July 7, 2016 / by NEPC

Global equity market returns in June were marked by anticipation of and then fallout from Britain’s referendum to exit the European Union.  Leading up to the vote investors expressed cautious optimism as polls remained tight but markets were mostly pricing in a “Remain” outcome.  As of June 23rd the MSCI EAFE was up 1.3% and both the Pound and Euro had appreciated versus the US dollar.  After the surprising outcome of a majority of UK voters choosing to leave the EU, a wave of volatility swept through currency and equity markets – immediately depreciating the Pound and Euro and sending investors into safe haven assets.  All told, the MSCI EAFE lost -3.4% on the month with the Pound down 8.0% and the Euro off 0.2%.

US equity markets felt some volatility but were more insulated from the downturn, as the S&P 500 eked out a 0.3% gain.  Emerging market equities and debt both performed positively with the MSCI EM Index returning 4.0% on the month.  The JPM GBI-EM Global Diversified Index gained 5.9% as Brexit volatility increased the likelihood that the Fed will wait longer before its next rate hike.  Emerging market debt yields were left looking relatively attractive after significant compression in developed markets.  Safe haven assets performed well amid the flight to safety and the Citi WGBI Index returned 3.7%.  This effect was especially felt in the US as the 10 year Treasury rate fell all the way to 1.49%, down 35 basis points during the month.  Investors also expressed demand for real assets toward the end of the month as gold prices spiked to over $1300 per ounce and the Bloomberg Commodity Index returned 4.1%.

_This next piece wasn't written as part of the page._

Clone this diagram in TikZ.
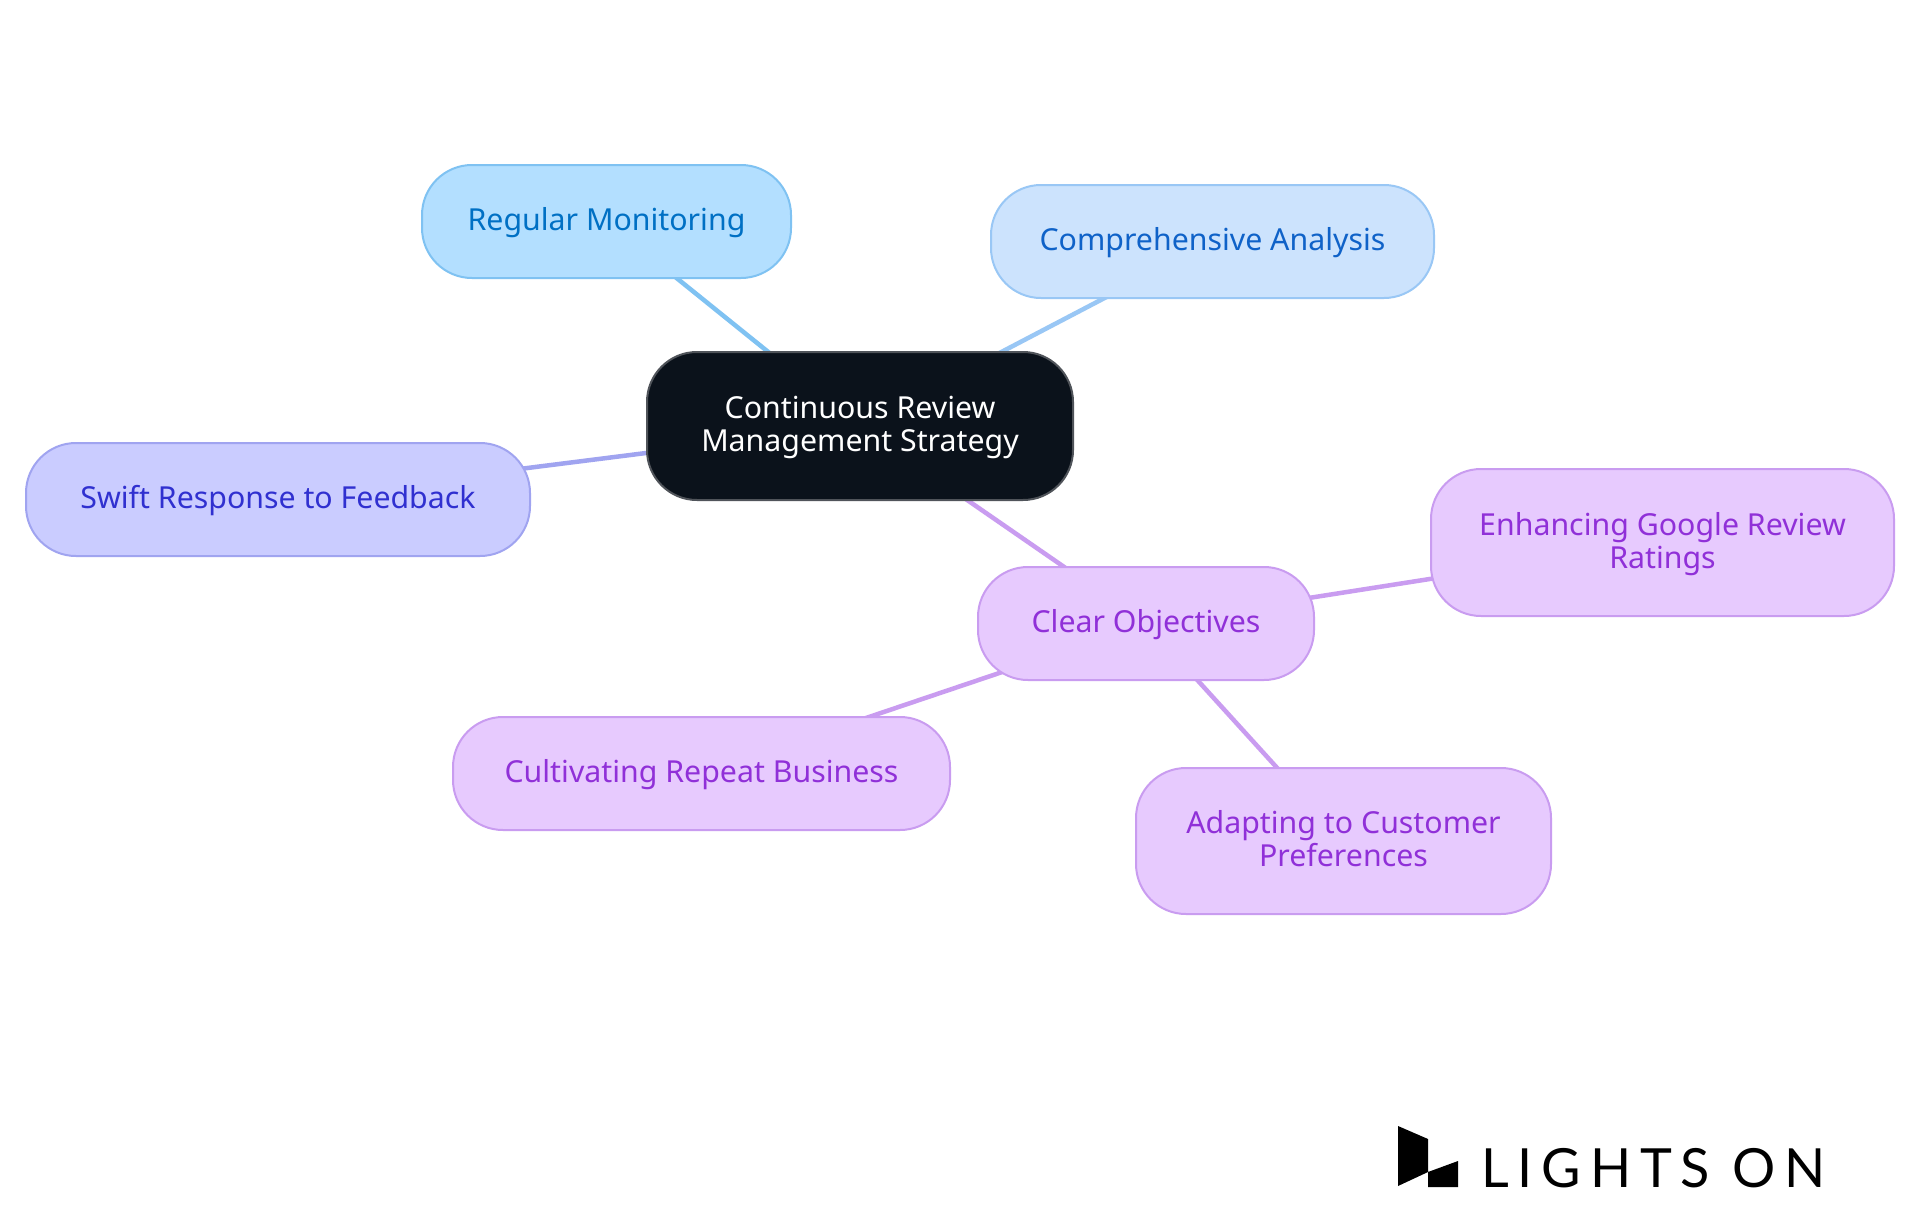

Despite the surprise Brexit outcome, many assets seemed to stabilize by the end of June, inconsistent with the market calamity many had expected at the peak of the volatility.  While this particular sell off was not large enough to create a major buying opportunity for risk assets, we do remind investors to be vigilant in the face of elevated volatility and to maintain rebalancing discipline when and if deeper sell offs occur.  Though we still favor developed market equities outside of the US we acknowledge the likelihood of additional volatility and new political downside risk, especially in Europe, and continue to recommend employing a partially currency hedged approach as a strategy to mitigate volatility.  While we recognize long term effects of Brexit are still relative unknowns, we believe investors will benefit by staying the course and maintaining a long term perspective as additional consequences become apparent.